Incorrect `no-super-linear-move` report with a lookbehind assertion

Question

Incorrect `no-super-linear-move` report with a lookbehind assertion

bhsd-harry opened this issue 2 years ago · comments

Bhsd commented 2 years ago

Information:

ESLint version: 8.30.0
eslint-plugin-regexp version: 1.11.0

Description

The rule regexp/no-super-linear-move: "error" reports the error below:

/(?<=^a*)b/;
// Any attack string /a+/ plus some rejecting suffix will cause quadratic runtime because of this quantifier
// regexp/no-super-linear-move

This does not seem correct, because there is already a ^ assertion.

Bhsd · Answer 1 · Wed Dec 28 2022 17:18:36 GMT+0800 (China Standard Time)

Sorry for my misunderstanding.

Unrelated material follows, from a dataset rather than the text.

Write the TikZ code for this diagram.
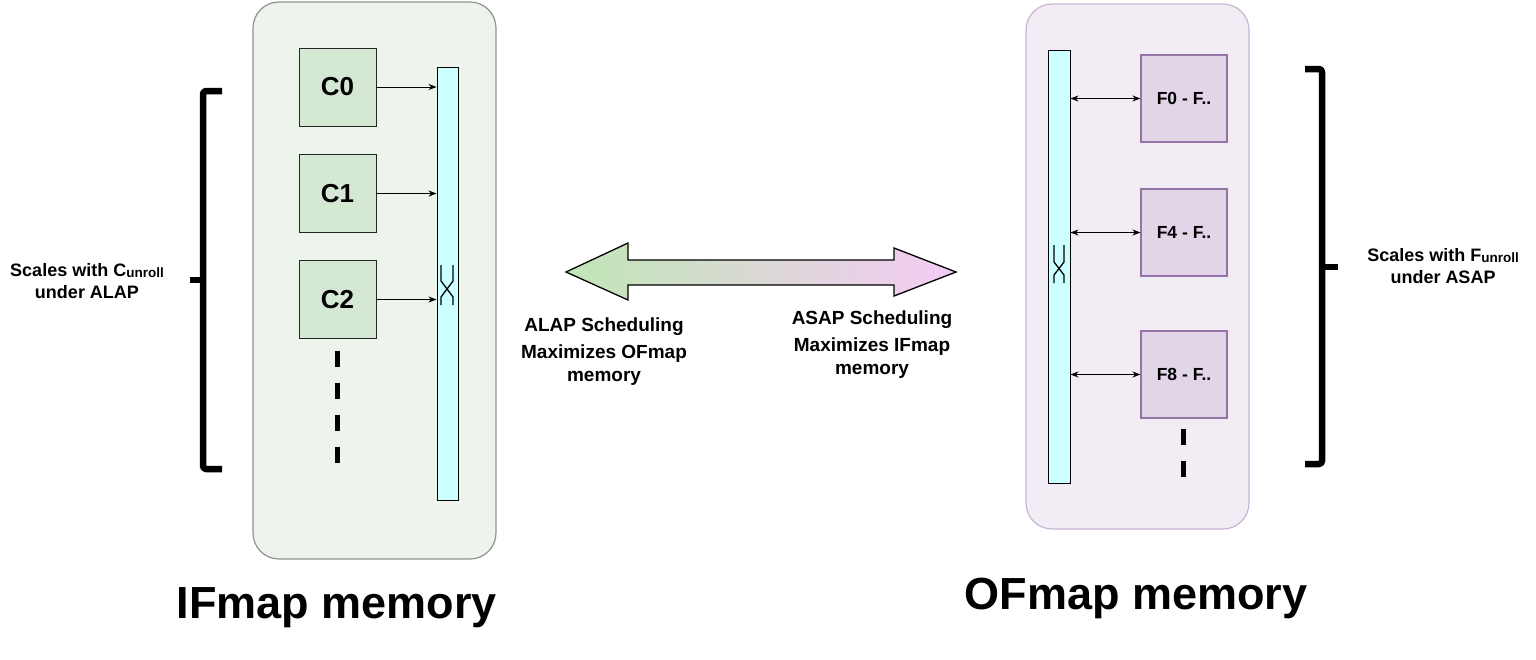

It is quite interesting that rewriting the regular expression as /^(a*)b/ will be a lot faster.

Michael Schmidt · Answer 2 · Wed Dec 28 2022 18:14:50 GMT+0800 (China Standard Time)

Yes, that's because the regex engine matches /(?<=^a*)b/ left to right and character by character.

Example: Given the string aaa, it will start at position 0 and go into the lookbehind, which will match, only to find that there is no b as position 0. At position 1, the lookbehind will match 1 a, but there is still no b, so on to the next position. At position 2, the lookbehind will match 2 as, but this still no b, at position 3, the lookbehind will match 3 as, but still no b. And then we have already reached the end of the string. We found no matches, so the string aaa is rejected.

The key insight is that at each position, the regex engine must go through O(n) many as to match the lookbehind. Since there are n position in a string of length n, and each position takes O(n) time to match, the total runtime is O(n^2).

Unfortunately, browser regex engines don't do a lot of optimization on the pattern itself and will interpret it pretty much literally. In particular, this regex could have had linear runtime of the regex engine had been smart enough to see that checking for b first ( O(1) ) and then going into the lookbehind ( O(n) ) is a lot faster.
But on the upside, the lack of such optimizations makes writing algorithms for detecting these worst cases a lot easier :)

Also, you solved the problem with a capturing group, which works great, but if you must use a lookbehind, you could also do this: /b(?<=^a*b)/.
A bit hacky, but it does work. Note that this isn't a general workaround like capturing groups. This only works when both a and b are single characters (or character sets, or character classes), and a and b are disjoint (they are different characters/there is no character accepted by both).

So keep using capturing groups if you can. There are simply fewer surprises with them.

Bhsd · Answer 3 · Wed Dec 28 2022 18:44:14 GMT+0800 (China Standard Time)

@RunDevelopment Thank you so much for your detailed explanation and a surprising solution!